Building trust through ethical technology
Trust is not built in a single interaction. It accumulates over time through consistency, honesty, and a demonstrated commitment to putting people first. Ethical AI in marketing is one of the clearest signals a brand can send that it takes that commitment seriously.
For health and finance brands in particular, the stakes are high, and the opportunity is significant. Your customers are sharing some of the most sensitive information of their lives with you. When your use of AI reflects that weight and treats it with the care it deserves, you create a competitive advantage that cannot be easily replicated: genuine trust.
That means regularly reviewing your AI tools, not just for performance, but for fairness and alignment with your brand values.
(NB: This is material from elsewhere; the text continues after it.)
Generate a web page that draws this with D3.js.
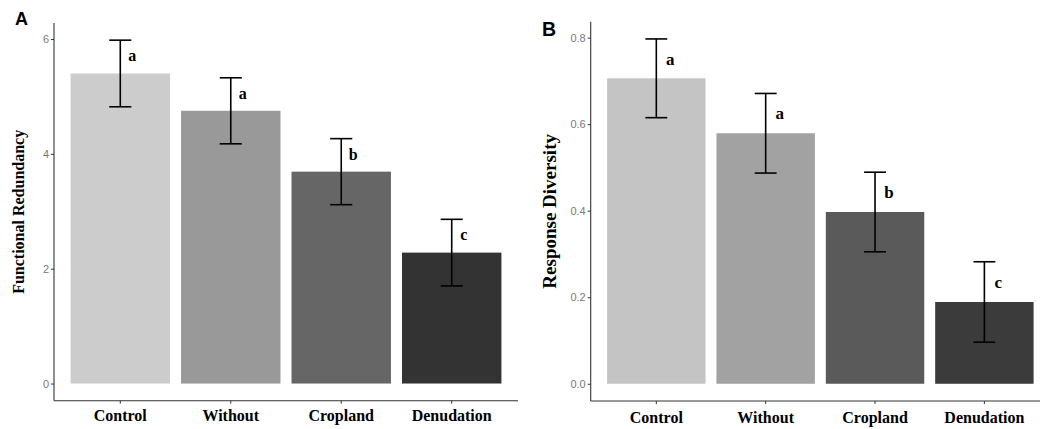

It means creating internal accountability for how AI decisions are made and who is responsible when something goes wrong. And it means building a culture where the question “is this right for our customers?” is always asked before “will this perform?”
The future of AI-driven relationship marketing
We can’t hide from the infiltration of AI in our everyday lives. The brands that approach it thoughtfully today are building a real advantage for tomorrow. As AI capabilities grow, so will customer expectations for how those capabilities are used. People are increasingly sophisticated about data, privacy, and the difference between personalization that feels helpful and personalization that feels invasive.
The future of AI-driven relationship marketing belongs to brands that see technology not as a shortcut to engagement, but as a bridge to authentic connection. Ethical AI in marketing, done well, does not make relationships feel less human. It creates the space for brands to be more present, more relevant, and more genuinely useful to the people they serve.
At Lunne, we work alongside health and finance brands every day to ensure that the strategies we build, including AI-driven ones, serve the relationships they are meant to support. Because at the end of the day, technology should be in the business of deepening customer relationships, not replacing them.